◆ Brief: For every line in the data below that contains "matplotlib", copy the line.

===== Dataset content

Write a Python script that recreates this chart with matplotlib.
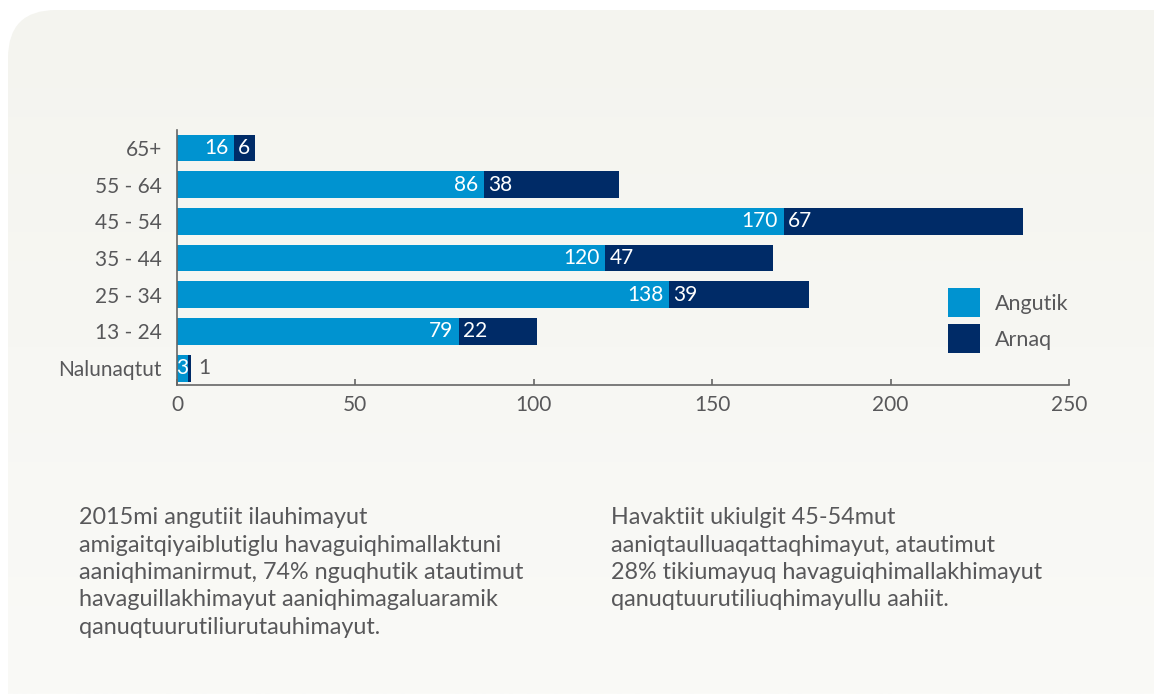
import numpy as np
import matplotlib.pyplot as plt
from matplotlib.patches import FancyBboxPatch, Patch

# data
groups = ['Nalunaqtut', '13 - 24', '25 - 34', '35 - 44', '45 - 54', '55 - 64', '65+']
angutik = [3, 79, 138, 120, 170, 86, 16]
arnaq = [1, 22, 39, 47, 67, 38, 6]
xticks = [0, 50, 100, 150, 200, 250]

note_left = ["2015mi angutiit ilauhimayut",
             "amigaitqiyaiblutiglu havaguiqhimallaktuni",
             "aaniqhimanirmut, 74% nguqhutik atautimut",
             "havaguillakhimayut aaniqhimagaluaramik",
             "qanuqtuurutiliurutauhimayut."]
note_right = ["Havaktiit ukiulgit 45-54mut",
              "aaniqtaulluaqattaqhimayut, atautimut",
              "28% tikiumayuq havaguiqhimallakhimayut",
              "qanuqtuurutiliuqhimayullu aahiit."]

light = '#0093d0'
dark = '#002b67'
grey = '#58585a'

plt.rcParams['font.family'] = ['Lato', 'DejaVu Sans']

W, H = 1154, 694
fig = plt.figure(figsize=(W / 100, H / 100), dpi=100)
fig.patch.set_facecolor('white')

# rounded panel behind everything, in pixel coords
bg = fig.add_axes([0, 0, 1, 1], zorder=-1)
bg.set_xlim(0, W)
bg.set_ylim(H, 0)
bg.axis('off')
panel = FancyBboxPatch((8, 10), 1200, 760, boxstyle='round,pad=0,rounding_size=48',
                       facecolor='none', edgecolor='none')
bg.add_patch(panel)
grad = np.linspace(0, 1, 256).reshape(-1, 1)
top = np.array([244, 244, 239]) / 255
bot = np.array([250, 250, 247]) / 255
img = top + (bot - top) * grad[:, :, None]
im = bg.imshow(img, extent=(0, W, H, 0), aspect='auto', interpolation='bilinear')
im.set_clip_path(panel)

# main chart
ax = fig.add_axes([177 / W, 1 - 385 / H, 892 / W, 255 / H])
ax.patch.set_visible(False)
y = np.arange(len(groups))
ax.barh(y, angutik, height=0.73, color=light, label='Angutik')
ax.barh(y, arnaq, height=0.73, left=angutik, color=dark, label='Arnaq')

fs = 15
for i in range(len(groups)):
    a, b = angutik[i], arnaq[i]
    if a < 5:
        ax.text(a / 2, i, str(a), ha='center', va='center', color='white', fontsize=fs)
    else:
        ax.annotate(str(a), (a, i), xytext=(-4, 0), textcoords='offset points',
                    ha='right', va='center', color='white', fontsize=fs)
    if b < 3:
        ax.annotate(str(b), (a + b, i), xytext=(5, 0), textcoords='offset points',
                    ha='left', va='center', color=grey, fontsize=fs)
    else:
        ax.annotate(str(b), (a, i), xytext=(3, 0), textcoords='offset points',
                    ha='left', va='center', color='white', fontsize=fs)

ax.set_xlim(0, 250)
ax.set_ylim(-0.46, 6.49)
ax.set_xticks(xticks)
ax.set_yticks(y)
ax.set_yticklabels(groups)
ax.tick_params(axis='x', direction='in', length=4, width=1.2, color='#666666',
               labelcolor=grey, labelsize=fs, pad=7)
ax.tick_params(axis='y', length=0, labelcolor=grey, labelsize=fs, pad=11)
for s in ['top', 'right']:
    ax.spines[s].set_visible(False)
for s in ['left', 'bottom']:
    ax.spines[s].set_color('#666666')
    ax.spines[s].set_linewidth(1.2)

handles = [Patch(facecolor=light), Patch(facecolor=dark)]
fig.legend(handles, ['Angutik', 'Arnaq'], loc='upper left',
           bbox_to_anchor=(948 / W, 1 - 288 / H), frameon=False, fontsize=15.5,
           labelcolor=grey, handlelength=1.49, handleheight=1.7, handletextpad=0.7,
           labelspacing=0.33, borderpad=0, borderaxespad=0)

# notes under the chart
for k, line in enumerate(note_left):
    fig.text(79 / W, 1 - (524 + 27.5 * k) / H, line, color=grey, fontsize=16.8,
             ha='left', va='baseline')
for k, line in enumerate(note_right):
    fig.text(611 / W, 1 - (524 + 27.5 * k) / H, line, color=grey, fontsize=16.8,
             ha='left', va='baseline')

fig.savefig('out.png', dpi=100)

==========

◆ Correct result:
Write a Python script that recreates this chart with matplotlib.
import matplotlib.pyplot as plt
from matplotlib.patches import FancyBboxPatch, Patch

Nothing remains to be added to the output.